The following text has been prepared for the purpose of publication in the Ontario Securities Commission Bulletin and is based on excerpts of the transcript of the hearing. The excerpts have been edited and supplemented and the text has been approved by the Chair of the Panel for the purpose of providing a public record of the decision.


[1] First, we are satisfied that the requirements of service have been met. Second, the motion to proceed in writing has been granted. We are satisfied that the requirements of the Statutory Powers Procedure Act, R.S.O. 1990, c. S.22 pursuant to s. 7(1) have been met. We were further satisfied that we would hear the matter in writing having concluded that the requirements of s. 5.1 of the Statutory Powers Procedure Act have been met. We are further satisfied that we may receive and consider hearsay evidence pursuant to s. 15(1) of the Statutory Powers Procedure Act. The weight to be given is of course for the panel to consider. Mr. Chesnowitz has failed to attend and we may and we do take that as his waiver of any objection to the use of hearsay evidence. 

[2] On the basis of Mr. Panchuk’s affidavit filed as Exhibit 1 and the attached exhibits entered as A, B, C and D, we find firstly the respondents were selling securities, contrary to s. 25(1)(a) of the Securities Act, R.S.O. c. S.5, as amended (the “Act”) and contrary to the public interest. They were not registered and no exemptions were available to them notwithstanding vague references by the respondents regarding the accredited investor status. 

[3] We further find that Mr. Chesnowitz acted as an advisor with respect to investing in and buying and selling securities without registration in respect of which there was no exemption available contrary to s. 25(1)(c) of the Act and contrary to the public interest. We find further that the respondents directly or indirectly engaged or participated in acts, practices or course of conduct relating to the securities they knew or reasonably ought to have known would perpetrate a fraud on persons contrary to s. 126.1 of the Act and contrary to the public interest. We base that finding on our acceptance of staff’s submissions found at para. 109 of their submissions filed (Appendix “A” attached). We find it unnecessary to make a finding under s. 129.2 of the Act having regard to the facts, which make such a finding superfluous. 

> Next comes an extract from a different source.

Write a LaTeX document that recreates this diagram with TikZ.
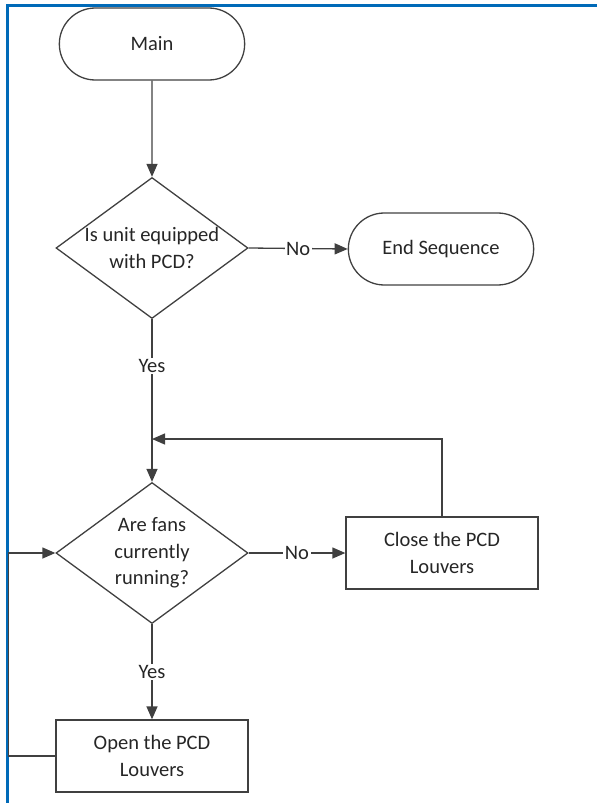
\documentclass[tikz,border=0pt]{standalone}
\usepackage{fontspec}
\setmainfont{Carlito}
\usetikzlibrary{shapes,arrows.meta}

\definecolor{frameblue}{RGB}{0,106,184}
\definecolor{lineclr}{RGB}{64,64,64}

\begin{document}
\begin{tikzpicture}[x=1pt,y=-1pt]
		\tikzstyle{flow font} = [font=\fontsize{20.5}{26.5}\selectfont, text=black!85]
		\tikzstyle{flow line} = [line width=1.3pt, draw=lineclr]
		\tikzstyle{flow arrow} = [flow line, -{Triangle[length=13pt,width=11pt]}]
		\tikzstyle{terminal} = [flow line, flow font, rounded rectangle, minimum width=192pt, minimum height=72pt]
		\tikzstyle{decision} = [flow line, diamond, minimum width=192pt, minimum height=141pt, inner sep=0pt]
		\tikzstyle{process} = [flow line, flow font, rectangle, align=center, minimum width=192pt, minimum height=72pt]
		\tikzstyle{flow text} = [flow font, align=center]
		\tikzstyle{edge label} = [flow font, fill=white, inner sep=1.5pt]

		\useasboundingbox (0,0) rectangle (597,803);
		\draw[line width=3pt, draw=frameblue] (7,803) -- (7,5) -- (597,5);

		% nodes
		\node[terminal] (main) at (152,44) {Main};
		\node[decision] (pcd) at (152,248) {};
		\node[flow text] (pcd text) at (pcd) {Is unit equipped\\with PCD?};
		\node[terminal] (end) at (441,249) {End Sequence};
		\node[decision] (fans) at (152,553) {};
		\node[flow text] (fans text) at (fans) {Are fans\\currently\\running?};
		\node[process] (close) at (442,553) {Close the PCD\\Louvers};
		\node[process] (open) at (152,756) {Open the PCD\\Louvers};

		\coordinate (join) at (152,439);

		% connectors
		\draw[flow arrow] (main) -- (pcd);
		\draw[flow arrow] (pcd.east) -- node[edge label] {No} (end.west);
		\draw[flow arrow] (pcd.south) -- node[edge label, pos=0.29] {Yes} (fans.north);
		\draw[flow arrow] (fans.east) -- node[edge label] {No} (close.west);
		\draw[flow arrow] (close.north) |- (join);
		\draw[flow arrow] (fans.south) -- node[edge label] {Yes} (open.north);
		\draw[flow arrow] (open.west) -- ++(-47,0) |- (fans.west);
\end{tikzpicture}
\end{document}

Approved by the Panel at this 14th day of October, 2010. 


" James D. Carnwath "
James D. Carnwath 
           " Patrick J. Lesage "
Patrick J. Lesage 

Appendix A 

109. It is submitted that there is a body of compelling evidence in this case to establish that the Respondents engaged in an ongoing course of conduct that can only be described as deceit, falsehoods or other fraudulent means as follows: 

(i) Type of Trading/Use of Investor Funds 

  • Chesnowitz caused the Chartcandle Brochure to be distributed to potential investors indicating that investor funds would be traded in equities, equity options, and foreign exchange;
  • Chesnowitz caused the PPM to be distributed to potential investors indicating that investor funds would be traded in equity securities, stocks, bonds, debentures, notes, options, American Depository Receipts, warrants and futures contracts; and
  • When each of the Chartcandle Brochure and the PPM are read as a whole, an investor would have been left with the impression that all funds in the Chartcandle Fund would be traded in equities of one form or another. Nowhere in either of these documents does it state that investor funds would be used for personal expenses, or for purchasing assets such as cars, trucks, jet skis, snowmobiles and a residential property.

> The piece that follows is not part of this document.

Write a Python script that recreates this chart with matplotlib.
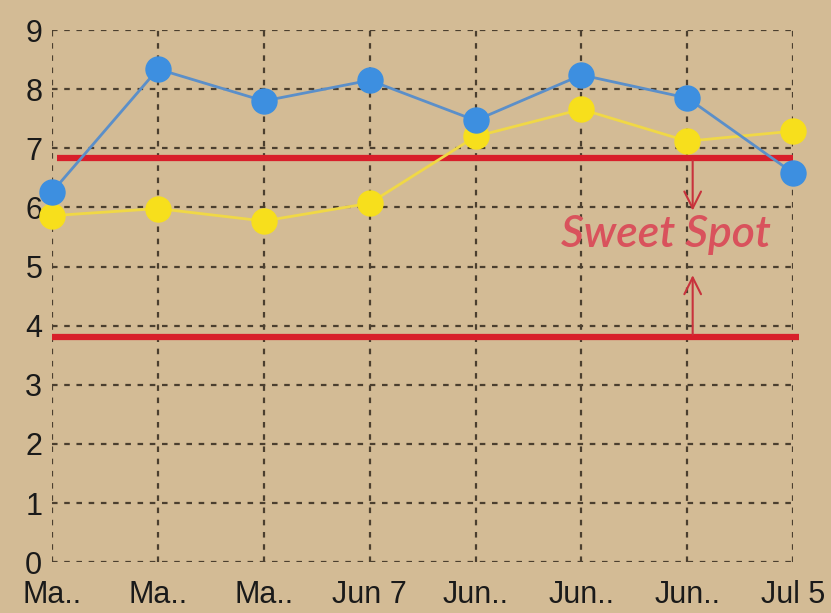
import numpy as np
import matplotlib.pyplot as plt

# chart data
labels = ["Ma..", "Ma..", "Ma..", "Jun 7", "Jun..", "Jun..", "Jun..", "Jul 5"]
blue_vals = [6.26, 8.34, 7.80, 8.15, 7.47, 8.24, 7.85, 6.58]
yellow_vals = [5.86, 5.98, 5.77, 6.07, 7.20, 7.66, 7.12, 7.29]
upper_limit = 6.84
lower_limit = 3.80
yticks = list(range(0, 10))

BG = "#d3bb95"
GRID = "#4b3f2f"
RED = "#d81f2a"

plt.rcParams['font.family'] = ['Liberation Sans', 'DejaVu Sans']

fig = plt.figure(figsize=(8.31, 6.13), dpi=100)
fig.patch.set_facecolor(BG)
ax = fig.add_axes([0.0626, 0.083, 0.892, 0.868])
ax.set_facecolor(BG)

x = np.arange(len(labels))

# grid
ax.set_xticks(x)
ax.set_xticklabels(labels)
ax.set_yticks(yticks)
ax.set_xlim(0, len(labels) - 1)
ax.set_ylim(0, 9)
ax.grid(True, color=GRID, linestyle=(0, (2.5, 3)), linewidth=1.6)
for s in ax.spines.values():
    s.set_visible(False)
ax.tick_params(length=0, labelsize=22, colors="#1a1a1a")
ax.tick_params(axis='x', pad=13)
ax.tick_params(axis='y', pad=7)
ax.set_axisbelow(True)

# sweet spot bounds
ax.hlines(upper_limit, 0.05, 7.0, color=RED, linewidth=4.5, zorder=2, clip_on=False)
ax.hlines(lower_limit, 0.0, 7.05, color=RED, linewidth=4.5, zorder=2, clip_on=False)

# series
ax.plot(x, blue_vals, color="#5b8fc9", linewidth=2, marker='o', markersize=18,
        markerfacecolor="#3d8fe0", markeredgecolor="#3d8fe0", zorder=4, clip_on=False)
ax.plot(x, yellow_vals, color="#f0d846", linewidth=2, marker='o', markersize=18,
        markerfacecolor="#f7df1c", markeredgecolor="#f7df1c", zorder=3, clip_on=False)

# arrows and label
ax.annotate("", xy=(6.05, 5.9), xytext=(6.05, upper_limit),
            arrowprops=dict(arrowstyle='->', color="#c8323c", lw=1.5,
                            mutation_scale=30))
ax.annotate("", xy=(6.05, 4.9), xytext=(6.05, lower_limit),
            arrowprops=dict(arrowstyle='->', color="#c8323c", lw=1.5,
                            mutation_scale=30))
ax.text(5.8, 5.55, "Sweet Spot", color="#d9525c", fontsize=32,
        fontstyle='italic', fontweight='semibold', family=['Lato', 'DejaVu Sans'],
        ha='center', va='center', zorder=5)

fig.savefig("out.png", dpi=100, facecolor=BG)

(ii) Chesnowitz Background and Training

  • The Chartcandle Brochure stated that Chesnowitz had been mentored by MacKinnon, a prominent trader, and had developed a trading system that produced consistent returns over long periods;
  • MacKinnon had never traded in securities and never mentored Chesnowitz;
  • Chesnowitz had not developed a trading system that produced consistent returns, in fact he admitted that at certain points in time, he was trading with no strategy;
  • Other similar misleading information regarding Chesnowitz’s background and false trading results for the Chartcandle Fund were posted on the internet, including a statement that Chesnowitz created a hedge fund in 2003 that achieved greater than 20% annual returns for its investors. Chesnowitz admitted that those facts were false since the Chartcandle Fund started in 2005 and there were no trading results for 2003 or 2004; and
  • Although Chesnowitz purported not to know how some of this information came to be posted on the internet, Staff submit that there is a strong inference to be drawn that Chesnowitz caused that information to be publicly available on the internet to assist in soliciting potential investors.

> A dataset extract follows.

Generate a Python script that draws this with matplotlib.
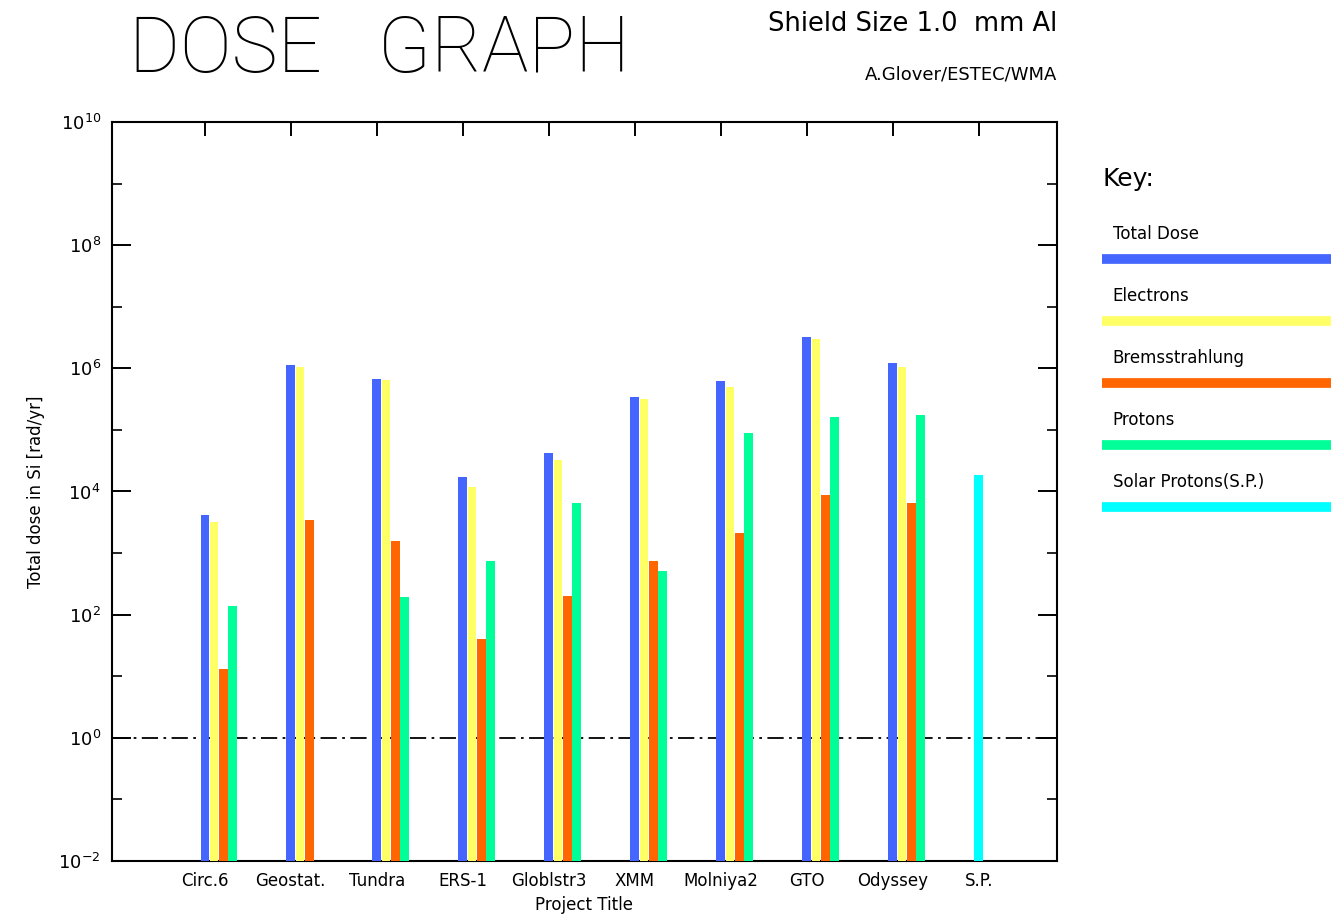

(iii) Misappropriating Investor Funds

  • Chesnowitz directly or indirectly caused the acquisition of at least five (5) vehicles with investor funds totalling approximately $205,000;
  • Chesnowitz directly or indirectly caused the acquisition of a trailer with investor funds valued at approximately $70,000;
  • Chesnowitz directly or indirectly caused the acquisition of a jet ski and a snowmobile with investor funds that were not used for business purposes;
  • Chesnowitz directly or indirectly caused mortgage payments to be made with investor funds towards a residential property in Mar, Ontario;
  • Chesnowitz directly or indirectly caused payments to be made for personal or business expenses that were not authorized, including car insurance premiums, car parts, a truck driving course and a trip to the Cayman Islands; and
  • Chesnowitz directly or indirectly caused payments to be made with investor funds to his own personal bank accounts.

(iv) Misleading Investors Regarding Trading Results

  • Chesnowitz directed the creation of the Website;
  • Chesnowitz directed Pauly to maintain the Website as the sole means of reporting to Chartcandle Fund investors. Despite significant trading losses, Chesnowitz directed Pauly to post false returns on the Website that did not reflect actual trading results; and
  • Based on the false postings on the Website, investors believed their funds were safe and that they were earning the returns that were posted.

(v) Using Investor Funds to Pay Returns and Redemptions to Other Investors

  • Chesnowitz, directly or indirectly provided some investors with purported monthly returns on their investment using capital from other investors;
  • During the period from August 2005 to January 2006, the Chartcandle Fund did not make any trading profits, nonetheless some investors received purported returns and redemptions during this period; and
  • Chesnowitz used funds from one investor to satisfy a redemption request from another investor.